The system proposed in the paper comprises three interconnected modules:

Text-driven Motion Scheduler: Utilizing a LLM, this module parses an input story, distilling it into a list of character actions, locations, and temporal spans. With some knowledge of the 3D scene, the locations mentioned can be translated into continuous trajectories via a path-finding algorithm.
Text-based Motion Retrieval: In this step, a motion database is accessed via an auto-regressive retrieval function to find matching clips that align with the text and provide a realistic portrayal of the motion. The retrieval strategy includes kinematic and semantic features to ensure the fidelity of both motion and narrative.
Neural Motion Blending: This final module is where the magic happens. Here, the selected motion clips are woven into a seamless and natural motion sequence. To overcome common issues in blending, such as jarring transitions or mismatches in motion style, a progressive mask transformer has been developed, ensuring smoother transitions.

Experimental Results and Contributions

Evaluations reveal that the new system outperforms existing state-of-the-art methods in key sub-tasks: trajectory following, temporal action composition, and motion blending. Not only does it improve the quality of motion over short distances, but it also excels in the synthesis of extended sequences, a testament to its versatile applicability.

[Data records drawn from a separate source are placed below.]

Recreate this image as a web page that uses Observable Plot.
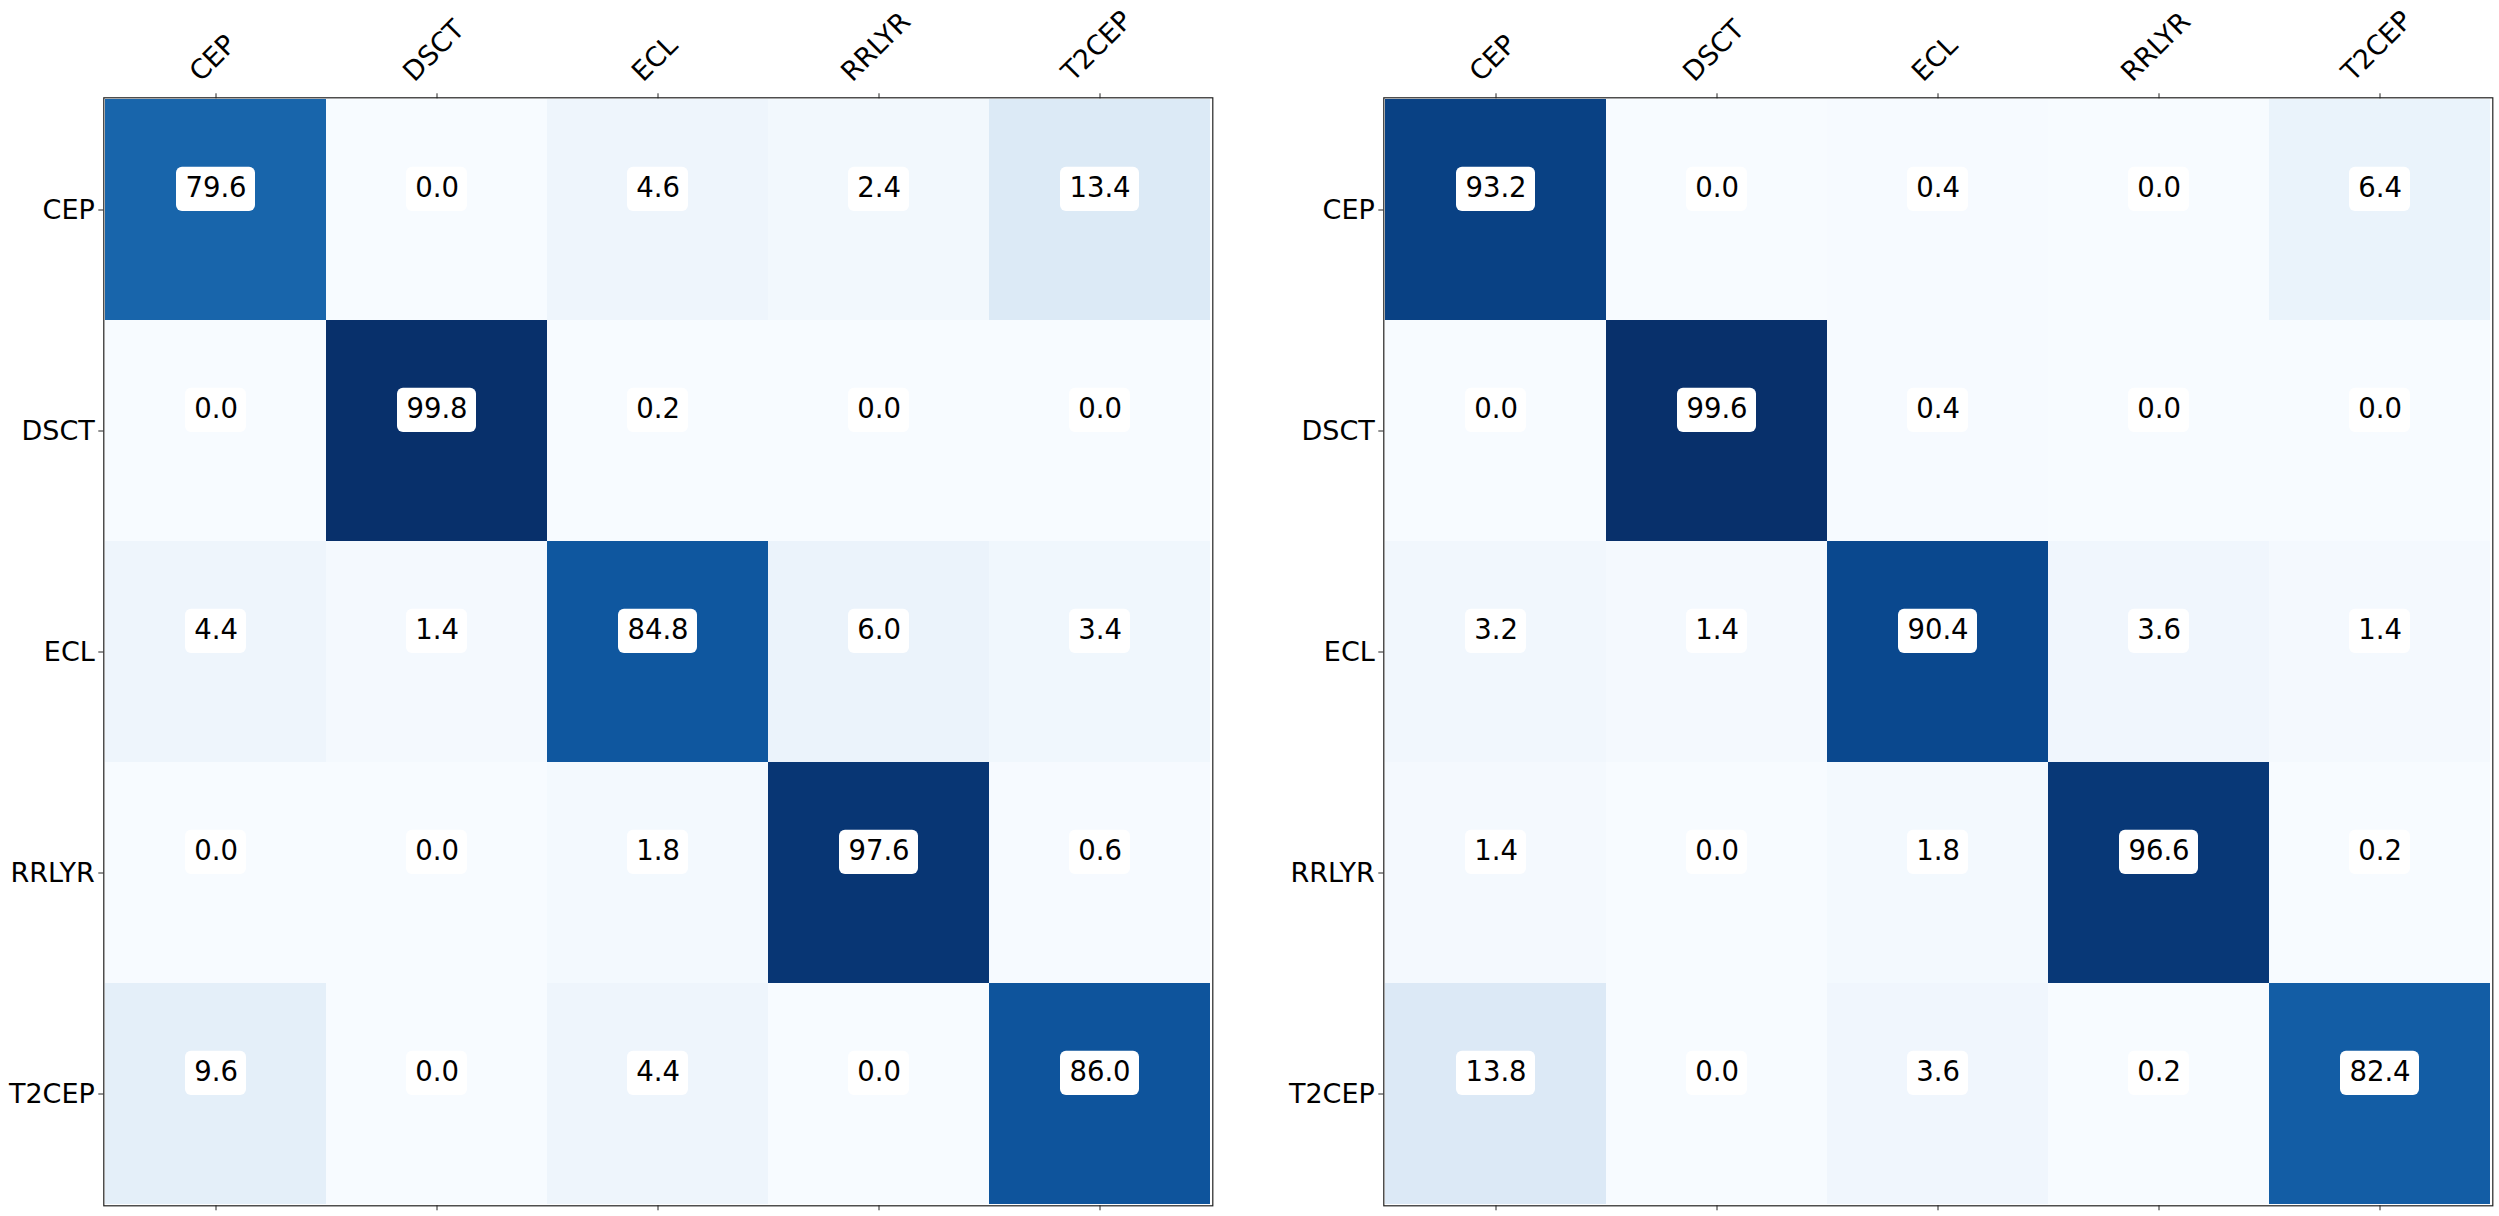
<!DOCTYPE html>
<html><head><meta charset="utf-8">
<script src="https://cdn.jsdelivr.net/npm/d3@7"></script>
<script src="https://cdn.jsdelivr.net/npm/@observablehq/plot@0.6"></script>
<style>
html,body{margin:0;padding:0;background:#fff;overflow:hidden}
#row{display:flex;flex-direction:row;align-items:flex-start}
#row svg{display:block;flex:none;overflow:visible}
#row svg [aria-label="y-axis tick label"] text,
#row svg [aria-label="y-axis tick label"]{font-size:27px !important;font-family:"DejaVu Sans" !important}
</style></head><body><div id="row"></div>
<script>
const classes = ["CEP", "DSCT", "ECL", "RRLYR", "T2CEP"];

// Left confusion matrix (rows = actual, columns = predicted), percent
const leftMatrix = [
  [79.6, 0.0, 4.6, 2.4, 13.4],
  [0.0, 99.8, 0.2, 0.0, 0.0],
  [4.4, 1.4, 84.8, 6.0, 3.4],
  [0.0, 0.0, 1.8, 97.6, 0.6],
  [9.6, 0.0, 4.4, 0.0, 86.0]
];

// Right confusion matrix
const rightMatrix = [
  [93.2, 0.0, 0.4, 0.0, 6.4],
  [0.0, 99.6, 0.4, 0.0, 0.0],
  [3.2, 1.4, 90.4, 3.6, 1.4],
  [1.4, 0.0, 1.8, 96.6, 0.2],
  [13.8, 0.0, 3.6, 0.2, 82.4]
];

const ctx = document.createElement("canvas").getContext("2d");
ctx.font = "27px 'DejaVu Sans'";
const lineH = 27 * 1.164;

// rotated (45°) tick labels, horizontally centred on the tick, bbox bottom above the tick
function topLabel(c) {
  const L = ctx.measureText(c).width;
  return Plot.text([c], {
    x: d => d, frameAnchor: "top", rotate: -45, textAnchor: "middle", lineAnchor: "middle",
    fontSize: 27, fill: "black", dx: -3, dy: -(10 + (L + lineH) / (2 * Math.SQRT2))
  });
}

function panel(matrix, {width, marginLeft, marginRight}) {
  const data = [];
  matrix.forEach((row, i) => row.forEach((v, j) => data.push({
    actual: classes[i], predicted: classes[j], value: v, label: v.toFixed(1)
  })));
  const vmin = d3.min(data, d => d.value), vmax = d3.max(data, d => d.value);
  const short = data.filter(d => d.label.length <= 3);
  const long = data.filter(d => d.label.length > 3);
  const boxV = {insetTop: 67.7, insetBottom: 108.9, rx: 6, fill: "white"};
  return Plot.plot({
    width, height: 1216,
    marginTop: 97.3, marginBottom: 10.7, marginLeft, marginRight,
    style: {fontFamily: "DejaVu Sans", fontSize: "27px", color: "#000", background: "#fff", overflow: "visible"},
    x: {type: "band", domain: classes, padding: 0, label: null},
    y: {type: "band", domain: classes, padding: 0, label: null},
    color: {type: "linear", scheme: "blues", domain: [vmin, vmax]},
    marks: [
      Plot.cell(data, {x: "predicted", y: "actual", fill: "value"}),
      Plot.cell(short, {x: "predicted", y: "actual", insetLeft: 80, insetRight: 80, ...boxV}),
      Plot.cell(long, {x: "predicted", y: "actual", insetLeft: 71, insetRight: 71, ...boxV}),
      Plot.text(data, {x: "predicted", y: "actual", text: "label", dy: -22, fontSize: 27.5, fill: "black"}),
      Plot.frame({stroke: "#222", strokeWidth: 1.2}),
      Plot.axisX({anchor: "top", tickSize: 5, tickFormat: () => "", label: null, stroke: "#222"}),
      ...classes.map(topLabel),
      Plot.axisX({anchor: "bottom", tickSize: 5, tickFormat: () => "", label: null, stroke: "#222"}),
      Plot.axisY({anchor: "left", tickSize: 5, tickPadding: 4, fontSize: 27, label: null, stroke: "#222", fill: "black"})
    ]
  });
}

const row = document.getElementById("row");
row.appendChild(panel(leftMatrix, {width: 1298, marginLeft: 103.3, marginRight: 85.7}));
row.appendChild(panel(rightMatrix, {width: 1201, marginLeft: 85.3, marginRight: 6.7}));
</script>
</body></html>
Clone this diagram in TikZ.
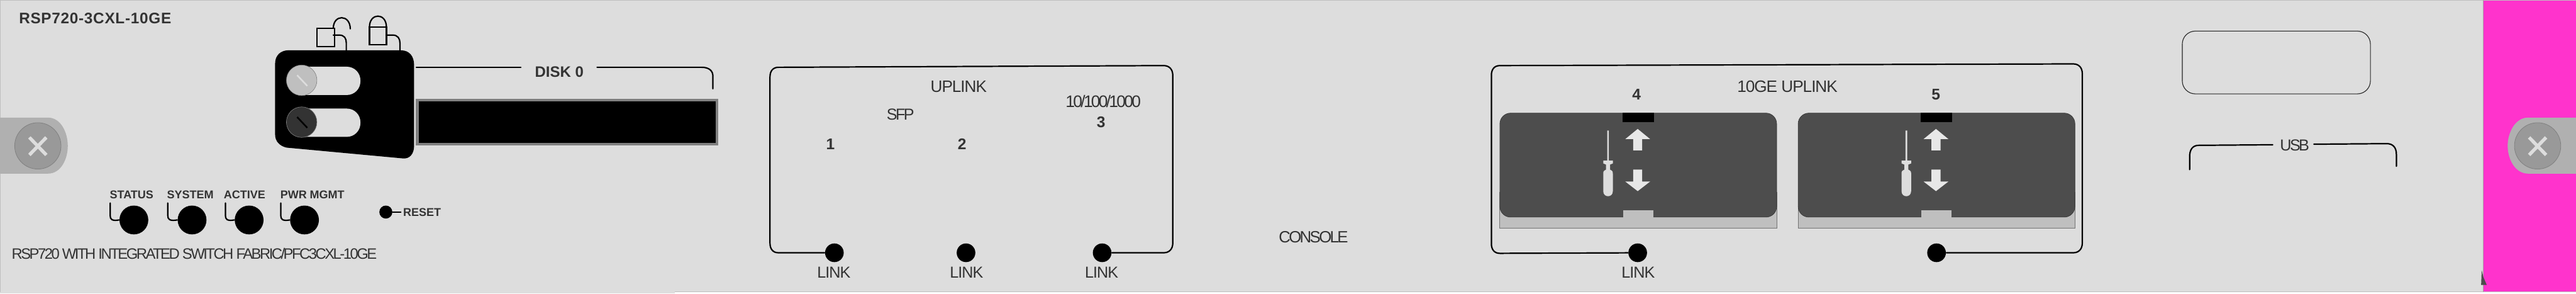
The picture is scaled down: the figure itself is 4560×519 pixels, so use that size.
\documentclass[tikz,border=0pt]{standalone}
\usepackage{fontspec}
\setmainfont{Liberation Sans}
\newfontfamily\widefont[LetterSpace=3]{Liberation Sans}
\newfontfamily\tightfont[LetterSpace=-4]{Liberation Sans}
\newfontfamily\tighterfont[LetterSpace=-10.5]{Liberation Sans}
\usetikzlibrary{positioning}
\definecolor{panel}{HTML}{DDDDDD}
\definecolor{tabgrey}{HTML}{B0B0B0}
\definecolor{screwgrey}{HTML}{999999}
\definecolor{portdark}{HTML}{4D4D4D}
\definecolor{portlip}{HTML}{BFBFBF}
\definecolor{inktext}{HTML}{333333}
\definecolor{hotpink}{HTML}{FF33CC}
\tikzset{line width=.7pt,
  boldlabel/.style={inner sep=0pt,text=inktext,font=\fontsize{5.7pt}{6pt}\bfseries},
  thinlabel/.style={inner sep=0pt,text=inktext,font=\fontsize{8pt}{9pt}\tightfont},
  squeezed/.style={inner sep=0pt,text=inktext,font=\fontsize{8pt}{9pt}\tighterfont},
  titlelabel/.style={inner sep=0pt,text=inktext,font=\fontsize{8.3pt}{9pt}\tightfont},
  numlabel/.style={inner sep=0pt,text=inktext,font=\fontsize{7.8pt}{8pt}\bfseries},
  lead/.style={draw=black,line width=.7pt,line cap=round},
  led/.style={circle,fill=black,inner sep=0pt,minimum size=5.1mm},
  linkled/.style={circle,fill=black,inner sep=0pt,minimum size=3.3mm},
  screw/.style={circle,fill=screwgrey,draw=black!50,line width=.25pt,inner sep=0pt,minimum size=8.2mm},
  portbody/.style={fill=portdark,draw=black!80,line width=.2pt,rounded corners=1.9mm},
  arrowwhite/.style={fill=panel!70!white}}
\newcommand{\sfpport}[1]{%
  \begin{scope}[shift={(#1,0)}]
    \fill[portlip] (2655,340) rectangle (3145,403);
    \draw[black!55,line width=.3pt] (2655,340)--(2655,403)--(3145,403)--(3145,340);
    \path[portbody] (2655,200) rectangle (3145,384);
    \fill[black] (2872,199) rectangle (2928,216);
    \fill[portlip] (2873,372) rectangle (2927,385);
    \fill[arrowwhite] (2899,228)--(2921,246)--(2907,246)--(2907,266)--(2891,266)--(2891,246)--(2877,246)--cycle;
    \fill[arrowwhite] (2899,338)--(2921,321)--(2907,321)--(2907,300)--(2891,300)--(2891,321)--(2877,321)--cycle;
    \fill[panel] (2845,231)--(2848,231)--(2848,284)--(2855,284)--(2855,289)--(2850,291)--(2850,300)
      .. controls (2855,302) and (2855,304) .. (2855,308)--(2855,338)
      .. controls (2855,350) and (2838,350) .. (2838,338)--(2838,308)
      .. controls (2838,304) and (2838,302) .. (2843,300)--(2843,291)--(2838,289)--(2838,284)--(2845,284)--cycle;
  \end{scope}}
\begin{document}
\begin{tikzpicture}[x=.1mm,y=-.1mm]
\useasboundingbox (0,0) rectangle (4560,519);
\fill[white] (0,0) rectangle (4560,519);
\fill[panel] (0,0) rectangle (4396,516);
\fill[panel] (0,516) rectangle (1194,519);
\fill[hotpink] (4396,0) rectangle (4560,516);
\draw[black!25,line width=.35pt] (0,.5)--(4560,.5);
\draw[black!25,line width=.35pt] (.5,0)--(.5,516);
\draw[black!25,line width=.35pt] (1194,516)--(4560,516);
\draw[black!35,line width=.35pt] (4396,0)--(4396,516);
\fill[black!70] (4392,504)--(4402,504)--(4396,490)--(4393,478)--cycle;
% mounting tabs and screws
\fill[tabgrey] (0,208)--(85,208) .. controls (108,208) and (120,235) .. (120,258) .. controls (120,281) and (108,307) .. (85,307)--(0,307)--cycle;
\fill[tabgrey] (4560,208)--(4475,208) .. controls (4452,208) and (4439,235) .. (4439,258) .. controls (4439,281) and (4452,307) .. (4475,307)--(4560,307)--cycle;
\node[screw] (screwleft) at (67,258) {};
\node[screw] (screwright) at (4492,258) {};
\draw[panel,line width=1.7pt] (52,243)--(82,274) (82,243)--(52,274);
\draw[panel,line width=1.7pt] (4477,243)--(4507,274) (4507,243)--(4477,274);
% disk carrier
\fill[black] (487,112) .. controls (487,98) and (497,89) .. (510,89)--(710,89) .. controls (725,89) and (733,100) .. (733,115)
  --(733,258) .. controls (733,272) and (725,282) .. (712,280)--(507,261) .. controls (495,258) and (487,250) .. (487,238)--cycle;
\fill[panel,rounded corners=2.4mm] (510,118) rectangle (638,168);
\fill[panel,rounded corners=2.4mm] (510,192) rectangle (638,242);
\node[circle,fill=portlip,draw=black!50,line width=.2pt,inner sep=0pt,minimum size=5.4mm] (ejectopen) at (534,142) {};
\node[circle,fill=inktext,draw=black!50,line width=.2pt,inner sep=0pt,minimum size=5.4mm] (ejectlock) at (534,216) {};
\draw[panel,line width=.8pt] (526,133)--(544,152);
\draw[black,line width=.8pt] (526,207)--(544,226);
\draw[lead] (561,50) rectangle (592,82);
\draw[lead] (590,50) .. controls (590,25) and (620,25) .. (620,51);
\draw[lead] (590,62)--(600,62) .. controls (610,62) and (613,68) .. (613,76)--(613,89);
\draw[lead] (654,48) rectangle (684,79);
\draw[lead] (654,48) .. controls (654,22) and (684,22) .. (684,48);
\draw[lead] (684,62)--(695,62) .. controls (704,62) and (708,68) .. (708,76)--(708,89);
\fill[black!50] (736,175) rectangle (1271,257);
\fill[black] (741,179) rectangle (1267,253);
\node[boldlabel,font=\fontsize{7.6pt}{8pt}\bfseries] (disklabel) at (990,127) {DISK 0};
\coordinate (diskleft) at (737,119);
\coordinate (diskend) at (1262,157);
\draw[lead] (diskleft)--(922,119);
\draw[lead] (1057,119)--(1242,119) .. controls (1255,119) and (1262,125) .. (1262,135)--(diskend);
% title and leds
\node[boldlabel,font=\fontsize{7.7pt}{8pt}\widefont\bfseries,anchor=west] (modelname) at (33,33) {RSP720-3CXL-10GE};
\node[squeezed,anchor=west,font=\fontsize{7.55pt}{8pt}\tighterfont] (boardname) at (20,449) {RSP720 WITH INTEGRATED SWITCH FABRIC/PFC3CXL-10GE};
\foreach \nm/\ledx/\hookx/\lblx/\txt in {status/237/195/233/STATUS,system/340/297/337/SYSTEM,active/441/399/433/ACTIVE,pwrmgmt/539/497/553/PWR MGMT}{
  \node[led] (\nm) at (\ledx,389) {};
  \node[boldlabel] (\nm label) at (\lblx,344) {\txt};
  \draw[lead] (\hookx,359)--(\hookx,381) .. controls (\hookx,388) and ({\hookx+3},391) .. (\nm.west);
}
\node[circle,fill=black,inner sep=0pt,minimum size=2.3mm] (resetled) at (683,375) {};
\node[boldlabel,anchor=west] (resetlabel) at (713,375) {RESET};
\draw[lead,shorten >=.35mm] (resetled)--(resetlabel.west);
% uplink group
\node[linkled] (link1) at (1477,447) {};
\node[linkled] (link2) at (1710,447) {};
\node[linkled] (link3) at (1951,447) {};
\draw[lead] (link1)--(1378,447) .. controls (1368,447) and (1363,440) .. (1363,430)--(1363,136) .. controls (1363,126) and (1368,119) .. (1378,119)--(2060,116)
  .. controls (2070,116) and (2076,123) .. (2076,133)--(2076,430) .. controls (2076,440) and (2070,447) .. (2060,447)--(link3);
\node[thinlabel] (linklabela) at (1476,482) {LINK};
\node[thinlabel] (linklabelb) at (1711,482) {LINK};
\node[thinlabel] (linklabelc) at (1950,482) {LINK};
\node[titlelabel] (uplinktitle) at (1697,153) {UPLINK};
\node[squeezed] (sfplabel) at (1594,202) {SFP};
\node[squeezed,font=\fontsize{8.4pt}{9pt}\tighterfont] (speedlabel) at (1953,179) {10/100/1000};
\node[numlabel] (portone) at (1470,255) {1};
\node[numlabel] (porttwo) at (1703,255) {2};
\node[numlabel] (portthree) at (1949,216) {3};
\node[squeezed,font=\fontsize{8.2pt}{9pt}\tighterfont] (consolelabel) at (2325,419) {CONSOLE};
% 10ge group
\node[linkled] (link4) at (2899,447) {};
\node[linkled] (link5) at (3428,447) {};
\draw[lead] (link4)--(2655,448) .. controls (2645,448) and (2640,441) .. (2640,431)--(2640,133) .. controls (2640,123) and (2645,116) .. (2655,116)--(3670,113)
  .. controls (3680,113) and (3686,120) .. (3686,130)--(3686,430) .. controls (3686,440) and (3680,447) .. (3670,447)--(link5);
\sfpport{0}
\sfpport{528}
\node[titlelabel] (tengetitle) at (3164,153) {10GE UPLINK};
\node[numlabel] (portfour) at (2897,167) {4};
\node[numlabel] (portfive) at (3427,167) {5};
\node[thinlabel] (linklabeld) at (2900,482) {LINK};
% usb
\draw[black!85,line width=.35pt,rounded corners=2.3mm] (3863,55) rectangle (4196,166);
\node[squeezed] (usblabel) at (4062,257) {USB};
\draw[lead] (4023,256)--(3892,257) .. controls (3881,257) and (3876,265) .. (3876,277)--(3876,300);
\draw[lead] (4096,255)--(4225,254) .. controls (4236,254) and (4242,261) .. (4242,273)--(4242,294);
\end{tikzpicture}
\end{document}
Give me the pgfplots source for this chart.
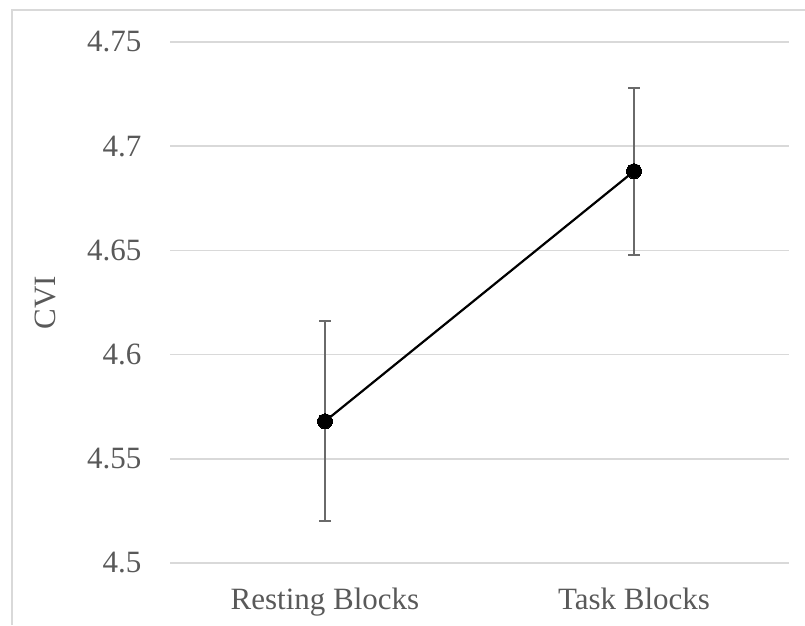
\documentclass[border=0pt]{standalone}
\usepackage{pgfplots}
\pgfplotsset{compat=1.18}
\usepackage{fontspec}
\setmainfont{Liberation Serif}
\definecolor{gridc}{HTML}{D9D9D9}
\definecolor{txt}{HTML}{595959}
\definecolor{ebar}{HTML}{6A6A6A}
\begin{document}
\begin{tikzpicture}
\useasboundingbox (-170.5pt,-62pt) rectangle (634.5pt,563pt);
\draw[gridc, line width=1.5pt] (-158.5pt,-62pt) -- (-158.5pt,553pt) -- (634.5pt,553pt);
\begin{axis}[
  scale only axis, width=618pt, height=521pt,
  xmin=-0.5, xmax=1.5, ymin=4.5, ymax=4.75,
  clip=false,
  axis line style={draw=none},
  major tick length=0pt,
  tick style={draw=none},
  ymajorgrids,
  major grid style={gridc, line width=1.6pt},
  xtick={0,1},
  xticklabels={Resting Blocks, Task Blocks},
  ytick={4.5,4.55,4.6,4.65,4.7,4.75},
  yticklabels={4.5,4.55,4.6,4.65,4.7,4.75},
  yticklabel style={font=\fontsize{31}{36}\selectfont, text=txt, inner sep=0pt, anchor=east, xshift=-29pt},
  xticklabel style={font=\fontsize{31}{36}\selectfont, text=txt, inner sep=0pt, anchor=north, yshift=-25pt},
  ylabel={CVI},
  ylabel style={font=\fontsize{31}{36}\selectfont, text=txt, at={(rel axis cs:-0.203,0.5)}, anchor=center},
]
\addplot[draw=none, mark=none,
  error bars/.cd, y dir=both, y explicit,
  error bar style={ebar, line width=2pt},
  error mark options={ebar, rotate=90, mark size=6pt, line width=2pt}]
  coordinates {(0,4.568) +- (0,0.048) (1,4.688) +- (0,0.040)};
\addplot[black, line width=2.2pt, mark=*, mark size=7.5pt, mark options={fill=black, draw=black, line width=0pt}]
  coordinates {(0,4.568) (1,4.688)};
\end{axis}
\end{tikzpicture}
\end{document}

The contributions of this work are threefold, offering a comprehensive solution for infinite, lifelike motion generation tied to textual narratives, a text-driven, controllable system for long human animations, and empirical evidence of its superior performance across standard benchmarks.

Final Thoughts

Story-to-Motion represents a significant leap towards more natural and infinite character animation in response to narrative text. With the promise of enhancing the animation pipeline and offering new creative tools to filmmakers and game developers, it opens the door to an era where dynamic character animations are no longer bound by the limits of pre-scripted motion paths, but flow as freely as the stories they are born from.